For 2026, we see three macro themes emerging: broadening, steepening and weakening.

  1. Broadening reflects our conviction that investment opportunities across regions and asset classes are expanding.
  2. Steepening refers to yield curves, where falling short-term interest rates should incentivize many investors to move out of cash holdings and into risk assets, including equities, credit and duration fixed income.
  3. Weakening regards the US dollar, which we think augurs well for emerging debt and equity markets, and is also an important development for portfolio management and hedging strategies.

As we examine 2025 and consider the new year ahead, we see a backdrop of new highs in US equity markets, a resumption of the Federal Reserve’s rate-cutting cycle and still stubborn inflation. Geopolitical risks around the world remain elevated, with the markets still digesting the impact of trade tariffs and their long-term implications. Based on the current market backdrop, in this 2026 Private Markets Outlook, we see the following opportunities in private markets in the year ahead.

  • Private equity: While exits have picked up, and valuations are down, we still favour secondaries due to attractive fundamentals and their built-in structural advantages.
  • Private credit: We find more attractive opportunities with asset-based finance and commercial real estate debt, which have their own unique risk, return and correlation characteristics.
  • Real estate: We continue to have concerns about the office sector, but believe that multi-family, industrials and other sectors can provide attractive opportunities.
  • Infrastructure: We believe infrastructure represents an emerging opportunity, and see the most attractive opportunities in digital infrastructure, decarbonization, deglobalization and demographics.
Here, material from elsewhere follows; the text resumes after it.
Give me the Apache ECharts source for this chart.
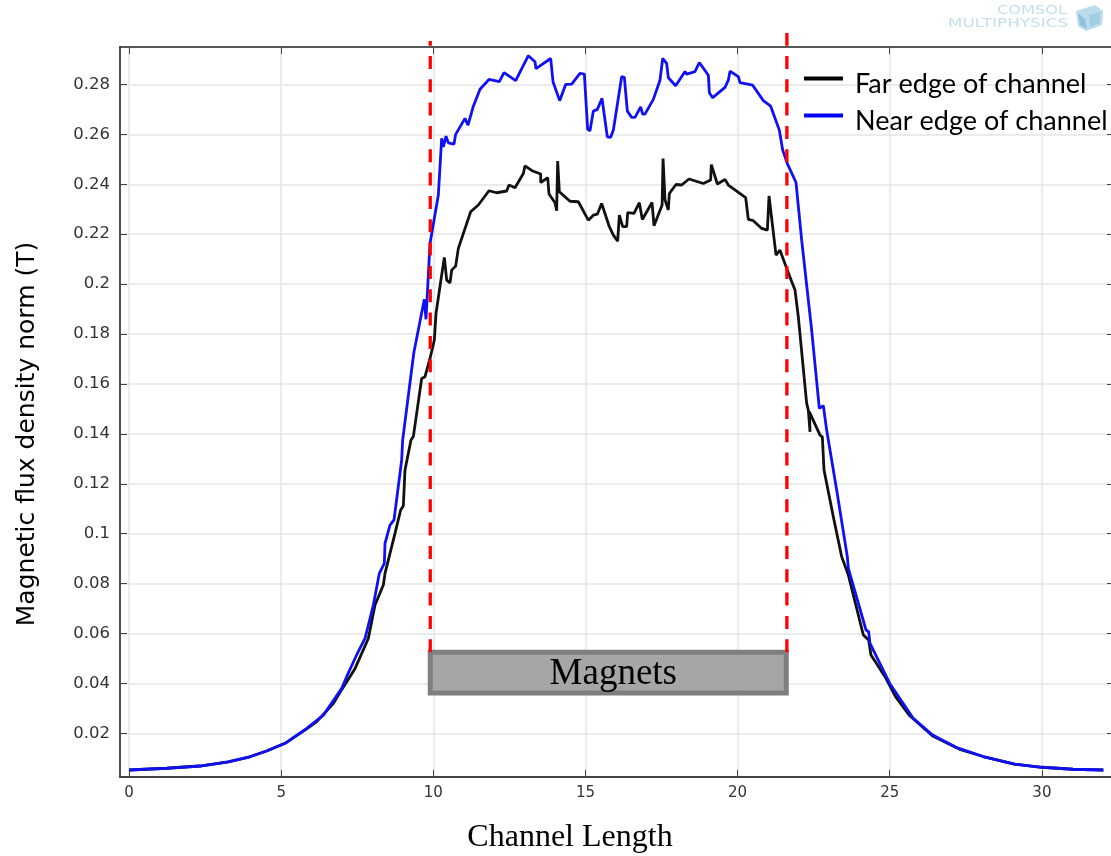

There will be some areas that face considerable headwinds, while others will benefit from structural changes underway. Our highest-conviction ideas are private equity secondaries, commercial real estate debt, real estate and infrastructure.

In our view, manager selection will be critical in distinguishing among the winners and losers, where we anticipate a larger dispersion of returns. We also believe there will be a big difference in deploying capital today versus older vintages (2020–2023).